It's terribly bad form to mow down one of the VIP guests at a fashion show (or anywhere—except, perhaps, prison), so imagine how mortified we were at Oscar de la Renta on Tuesday when we hurried for our seat and almost plowed into Justin Timberlake as he was bringing it on down to Oscarville. Fortunately, the collision never happened, but it still took us a second to catch our breath and recover from so nearly bringing it on down to Shameletville.
Timberlake entered with a black-clad Ashley Olsen— mercifully, our twin-discerning skills are still intact— and sort of sat with her (there was one woman between them) and looked near her direction but never seemed to actually speak to her. Of course, we consider this irrefutable proof of the random rumor that they are occasionally bringing it on down to Bootyville. Timberlake definitely did bring it on down to Bobletville, though, crossing the runway to greet Anna Wintour (which Barbara Walters later did, also). "Did you go to the semis?" we heard him ask Anna of the U.S. Open. A look seemed to pass between them, perhaps unspoken commiseration about Roger Federer's dramatic loss, before Justin added supportively, "That was some amazing tennis." Damn. As if he weren't bringing it on down to enough places, he had to add Graciousville to the list. The man is busy.
Not everyone was as fortunate as Anna. Suzy Menkes only snagged her front-row seat by the skin of her teeth; Hamish Bowles was about 30 seconds too late to claim his, so he had to take notes while standing; and a woman in front of us had her toe trod on so painfully that she started crying and shaking and had to limp off to compose herself (she made it back; the universe is kind). All the while, in contrast, the legendary Valentino glowed happily from his seat, content to let us all bask in the glory of his tan.
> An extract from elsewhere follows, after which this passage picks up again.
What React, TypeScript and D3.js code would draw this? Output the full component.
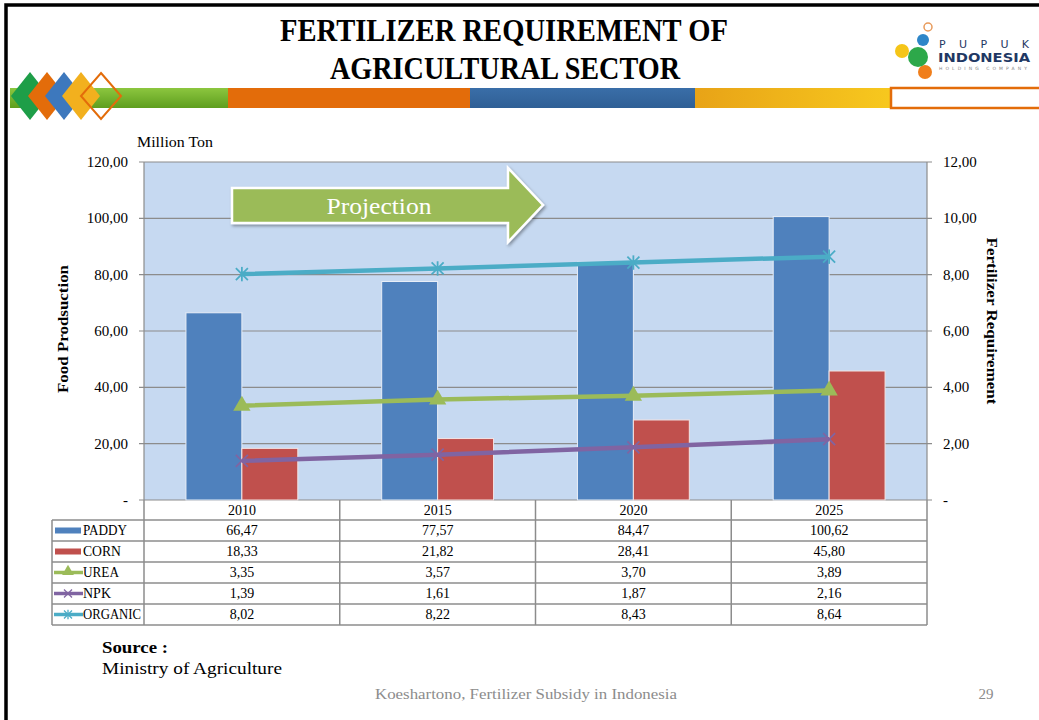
import React from 'react';
import * as d3 from 'd3';

const years = ['2010', '2015', '2020', '2025'];
const paddy = [66.47, 77.57, 84.47, 100.62];
const corn = [18.33, 21.82, 28.41, 45.8];
const urea = [3.35, 3.57, 3.7, 3.89];
const npk = [1.39, 1.61, 1.87, 2.16];
const organic = [8.02, 8.22, 8.43, 8.64];
const leftTicks = [0, 20, 40, 60, 80, 100, 120];
const rightTicks = [0, 2, 4, 6, 8, 10, 12];

const C = {
  paddy: '#4F81BD',
  corn: '#C0504D',
  urea: '#9BBB59',
  npk: '#8064A2',
  organic: '#4BACC6',
  plotBg: '#C6D9F1',
  grid: '#8C8C8C',
};

const FONT = '"Liberation Serif", "DejaVu Serif", serif';

const L = 144, R = 927, T = 162, B = 500;

const x = d3.scaleBand<string>().domain(years).range([L, R]).paddingInner(0).paddingOuter(0);
const inner = d3.scaleBand<string>().domain(['PADDY', 'CORN']).range([0, x.bandwidth()]).paddingInner(0).paddingOuter(0.75);
const yL = d3.scaleLinear().domain([0, 120]).range([B, T]);
const yR = d3.scaleLinear().domain([0, 12]).range([B, T]);
const fmt = (d: number) => (d === 0 ? '-' : d3.format('.2f')(d).replace('.', ','));

const lineGen = d3.line<number>().x((_, i) => x(years[i])! + x.bandwidth() / 2).y((d) => yR(d));

function Triangle({ cx, cy, s, color }: { cx: number; cy: number; s: number; color: string }) {
  const p = d3.symbol().type(d3.symbolTriangle).size(s)();
  return <path d={p!} transform={`translate(${cx},${cy})`} fill={color} />;
}
function XMark({ cx, cy, r, color, w = 1.5 }: { cx: number; cy: number; r: number; color: string; w?: number }) {
  return (
    <g stroke={color} strokeWidth={w}>
      <line x1={cx - r} y1={cy - r} x2={cx + r} y2={cy + r} />
      <line x1={cx - r} y1={cy + r} x2={cx + r} y2={cy - r} />
    </g>
  );
}
function Star({ cx, cy, r, color, w = 1.5 }: { cx: number; cy: number; r: number; color: string; w?: number }) {
  return (
    <g stroke={color} strokeWidth={w}>
      <line x1={cx - r} y1={cy - r} x2={cx + r} y2={cy + r} />
      <line x1={cx - r} y1={cy + r} x2={cx + r} y2={cy - r} />
      <line x1={cx} y1={cy - r * 1.2} x2={cx} y2={cy + r * 1.2} />
    </g>
  );
}

const rowsTable = [
  { name: 'PADDY', vals: paddy, kind: 'bar', color: C.paddy, w: 44 },
  { name: 'CORN', vals: corn, kind: 'bar', color: C.corn, w: 38 },
  { name: 'UREA', vals: urea, kind: 'tri', color: C.urea, w: 36 },
  { name: 'NPK', vals: npk, kind: 'x', color: C.npk, w: 28 },
  { name: 'ORGANIC', vals: organic, kind: 'star', color: C.organic, w: 58 },
];

export default function App() {
  const cx = (i: number) => x(years[i])! + x.bandwidth() / 2;
  const rowTop = 520;
  const rowH = 21;
  const tblLeft = 52;
  return (
    <svg width={1039} height={720} style={{ position: 'fixed', left: 0, top: 0, background: '#fff' }} fontFamily={FONT}>
      <defs>
        <linearGradient id="gGreen" x1="0" y1="0" x2="0" y2="1">
          <stop offset="0" stopColor="#8CC63F" />
          <stop offset="1" stopColor="#5E9E1E" />
        </linearGradient>
        <linearGradient id="gGold" x1="0" y1="0" x2="1" y2="0">
          <stop offset="0" stopColor="#E8A317" />
          <stop offset="1" stopColor="#F7C81E" />
        </linearGradient>
        <linearGradient id="gBlue" x1="0" y1="0" x2="0" y2="1">
          <stop offset="0" stopColor="#3A6EA8" />
          <stop offset="1" stopColor="#2F5F95" />
        </linearGradient>
        <filter id="shadow" x="-10%" y="-20%" width="130%" height="150%">
          <feDropShadow dx="1.5" dy="2" stdDeviation="1.5" floodColor="#000" floodOpacity="0.35" />
        </filter>
      </defs>

      {/* slide frame */}
      <rect x={0} y={0} width={1039} height={720} fill="#fff" />
      <rect x={6} y={5} width={1040} height={740} fill="none" stroke="#000" strokeWidth={3.5} />

      {/* Title */}
      <text x={504} y={41} textAnchor="middle" fontSize={32} fontWeight="bold" textLength={448} lengthAdjust="spacingAndGlyphs">FERTILIZER REQUIREMENT OF</text>
      <text x={505} y={79} textAnchor="middle" fontSize={32} fontWeight="bold" textLength={350} lengthAdjust="spacingAndGlyphs">AGRICULTURAL SECTOR</text>

      {/* colour band */}
      <rect x={10} y={88} width={218} height={20} fill="url(#gGreen)" />
      <rect x={228} y={88} width={242} height={20} fill="#E36C0A" />
      <rect x={470} y={88} width={225} height={20} fill="url(#gBlue)" />
      <rect x={695} y={88} width={195} height={20} fill="url(#gGold)" />
      <rect x={891} y={88} width={160} height={20} fill="#fff" stroke="#E36C0A" strokeWidth={2.5} />

      {/* diamonds */}
      {[
        { c: 30, col: '#1E9E48' },
        { c: 47, col: '#E36C0A' },
        { c: 64, col: '#3D78BD' },
        { c: 81, col: '#F2B01E' },
      ].map((d, i) => (
        <path key={i} d={`M${d.c},72 L${d.c + 19},96 L${d.c},120 L${d.c - 19},96 Z`} fill={d.col} />
      ))}
      <path d={`M101,73 L121,96 L101,119 L81,96 Z`} fill="none" stroke="#E36C0A" strokeWidth={2} />

      {/* logo */}
      <circle cx={928} cy={27} r={4} fill="none" stroke="#E89A5A" strokeWidth={1.5} />
      <circle cx={923} cy={40} r={6} fill="#2E86C8" />
      <circle cx={902} cy={51} r={7} fill="#F5C518" />
      <circle cx={925} cy={72} r={7} fill="#F07E1B" />
      <circle cx={918} cy={57} r={10} fill="#2DA84A" />
      <text x={939} y={48} fontFamily="'DejaVu Sans', sans-serif" fontSize={11} fill="#1F3864" textLength={90} lengthAdjust="spacing">PUPUK</text>
      <text x={938} y={62} fontFamily="'DejaVu Sans', sans-serif" fontWeight="bold" fontSize={12.5} fill="#1F3864" textLength={92} lengthAdjust="spacingAndGlyphs">INDONESIA</text>
      <text x={939} y={70} fontFamily="'DejaVu Sans', sans-serif" fontSize={4.5} fill="#888" textLength={88} lengthAdjust="spacing">HOLDING COMPANY</text>

      {/* plot area */}
      <rect x={L} y={T} width={R - L} height={B - T} fill={C.plotBg} />
      {leftTicks.map((t) => (
        <line key={'g' + t} x1={L - 5} x2={R + 5} y1={yL(t)} y2={yL(t)} stroke={C.grid} strokeWidth={1.2} />
      ))}
      <line x1={L} x2={L} y1={T} y2={B} stroke={C.grid} strokeWidth={1.2} />
      <line x1={R} x2={R} y1={T} y2={B} stroke={C.grid} strokeWidth={1.2} />

      {/* bars */}
      {years.map((yr, i) => (
        <g key={yr}>
          <rect x={x(yr)! + inner('PADDY')!} y={yL(paddy[i])} width={inner.bandwidth()} height={B - yL(paddy[i])} fill={C.paddy} stroke="#E8EEF7" strokeWidth={1} />
          <rect x={x(yr)! + inner('CORN')!} y={yL(corn[i])} width={inner.bandwidth()} height={B - yL(corn[i])} fill={C.corn} stroke="#F2E4E4" strokeWidth={1} />
        </g>
      ))}

      {/* lines */}
      <path d={lineGen(organic)!} fill="none" stroke={C.organic} strokeWidth={4.5} />
      {organic.map((v, i) => <Star key={'o' + i} cx={cx(i)} cy={yR(v)} r={6} color={C.organic} w={1.8} />)}
      <path d={lineGen(urea)!} fill="none" stroke={C.urea} strokeWidth={4.5} />
      {urea.map((v, i) => <Triangle key={'u' + i} cx={cx(i)} cy={yR(v)} s={130} color={C.urea} />)}
      <path d={lineGen(npk)!} fill="none" stroke={C.npk} strokeWidth={4.5} />
      {npk.map((v, i) => <XMark key={'n' + i} cx={cx(i)} cy={yR(v)} r={6} color={C.npk} w={1.8} />)}

      {/* axis labels */}
      {leftTicks.map((t) => (
        <text key={'l' + t} x={128} y={yL(t) + 5} textAnchor="end" fontSize={15}>{fmt(t)}</text>
      ))}
      {rightTicks.map((t) => (
        <text key={'r' + t} x={943} y={yR(t) + 5} fontSize={15}>{fmt(t)}</text>
      ))}
      <text x={137} y={147} fontSize={15} textLength={76} lengthAdjust="spacingAndGlyphs">Million Ton</text>
      <text transform={`translate(68,329) rotate(-90)`} textAnchor="middle" fontSize={15} fontWeight="bold" textLength={128} lengthAdjust="spacingAndGlyphs">Food Prodsuction</text>
      <text transform={`translate(987,321) rotate(90)`} textAnchor="middle" fontSize={15} fontWeight="bold" textLength={167} lengthAdjust="spacingAndGlyphs">Fertilizer Requirement</text>

      {/* projection arrow */}
      <g filter="url(#shadow)">
        <path d="M232,188 L508,188 L508,168 L543,205 L508,242 L508,223 L232,223 Z" fill={C.urea} stroke="#fff" strokeWidth={2.5} strokeLinejoin="miter" />
      </g>
      <text x={379} y={214} textAnchor="middle" fontSize={23} fill="#fff" textLength={105} lengthAdjust="spacingAndGlyphs">Projection</text>

      {/* data table */}
      <g stroke="#8C8C8C" strokeWidth={1.5} fill="none">
        <line x1={L} x2={L} y1={B} y2={rowTop} />
        {years.map((yr) => (
          <line key={'v' + yr} x1={x(yr)! + x.bandwidth()} x2={x(yr)! + x.bandwidth()} y1={B} y2={rowTop + rowH * 5} />
        ))}
        <line x1={tblLeft} x2={tblLeft} y1={rowTop} y2={rowTop + rowH * 5} />
        <line x1={L} x2={L} y1={rowTop} y2={rowTop + rowH * 5} />
        {d3.range(6).map((k) => (
          <line key={'h' + k} x1={tblLeft} x2={R} y1={rowTop + k * rowH} y2={rowTop + k * rowH} />
        ))}
      </g>
      {years.map((yr) => (
        <text key={'yh' + yr} x={x(yr)! + x.bandwidth() / 2} y={B + 15} textAnchor="middle" fontSize={14}>{yr}</text>
      ))}
      {rowsTable.map((r, k) => {
        const yc = rowTop + k * rowH + rowH / 2;
        return (
          <g key={r.name}>
            {r.kind === 'bar' && <rect x={55} y={yc - 3} width={26} height={6} fill={r.color} />}
            {r.kind !== 'bar' && <line x1={54} x2={83} y1={yc} y2={yc} stroke={r.color} strokeWidth={3.5} />}
            {r.kind === 'tri' && <Triangle cx={68} cy={yc - 1} s={60} color={r.color} />}
            {r.kind === 'x' && <XMark cx={68} cy={yc} r={4} color={r.color} w={1.3} />}
            {r.kind === 'star' && <Star cx={68} cy={yc} r={4} color={r.color} w={1.3} />}
            <text x={83} y={yc + 4.5} fontSize={14} textLength={r.w} lengthAdjust="spacingAndGlyphs">{r.name}</text>
            {r.vals.map((v, i) => (
              <text key={i} x={cx(i)} y={yc + 4.5} textAnchor="middle" fontSize={14}>{fmt(v)}</text>
            ))}
          </g>
        );
      })}

      {/* footer */}
      <text x={102} y={653} fontSize={17} fontWeight="bold" textLength={66} lengthAdjust="spacingAndGlyphs">Source :</text>
      <text x={102} y={674} fontSize={17} textLength={180} lengthAdjust="spacingAndGlyphs">Ministry of Agriculture</text>
      <text x={526} y={699} textAnchor="middle" fontSize={15} fill="#8C8C8C" textLength={302} lengthAdjust="spacingAndGlyphs">Koeshartono, Fertilizer Subsidy in Indonesia</text>
      <text x={986} y={699} textAnchor="middle" fontSize={15} fill="#8C8C8C">29</text>
    </svg>
  );
}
Indeed, Valentino actually nodded and smiled at us, as if remarking an old acquaintance, but we suspect that he simply mistook us for Nicki Minaj— an easy error, as we and La Minaj have identical taste in plush tiger headgear and leopard leotard-style lingerie. Nicki once again had a prime spot next to a decidedly more clothed Anna— "How are you, darling?" Minaj purred as they air-kissed, her satiny bustier gleaming and her buttocks proudly cuddled by thin black nylon— and she caused a massive frenzy on her way out, as fans mobbed her getaway car so thick and fast that it took ten minutes for it to reverse and squeak away from the curb. One committed the cardinal sin of panting, "Hi, Nicki, remember me, we met that one time…" to which Nicki politely replied, "Um, you look familiar," because no matter how awesome the celeb is, odds are only ever a million to one that this will work. Another girl sprinted after Nicki as she dashed for the car, jostled other fans for a photo of Minaj through the open SUV window, and then stopped beside us and said, "Okay, who was that?" We told her. She blinked. "And who is she?" We told her. She blinked. "And what has she done?" We politely suggested she bring it on down to Internetville for the answer. Because, if you're going to come close to causing someone personal injury, you should at least be able to quote their greatest hits, right, Justin?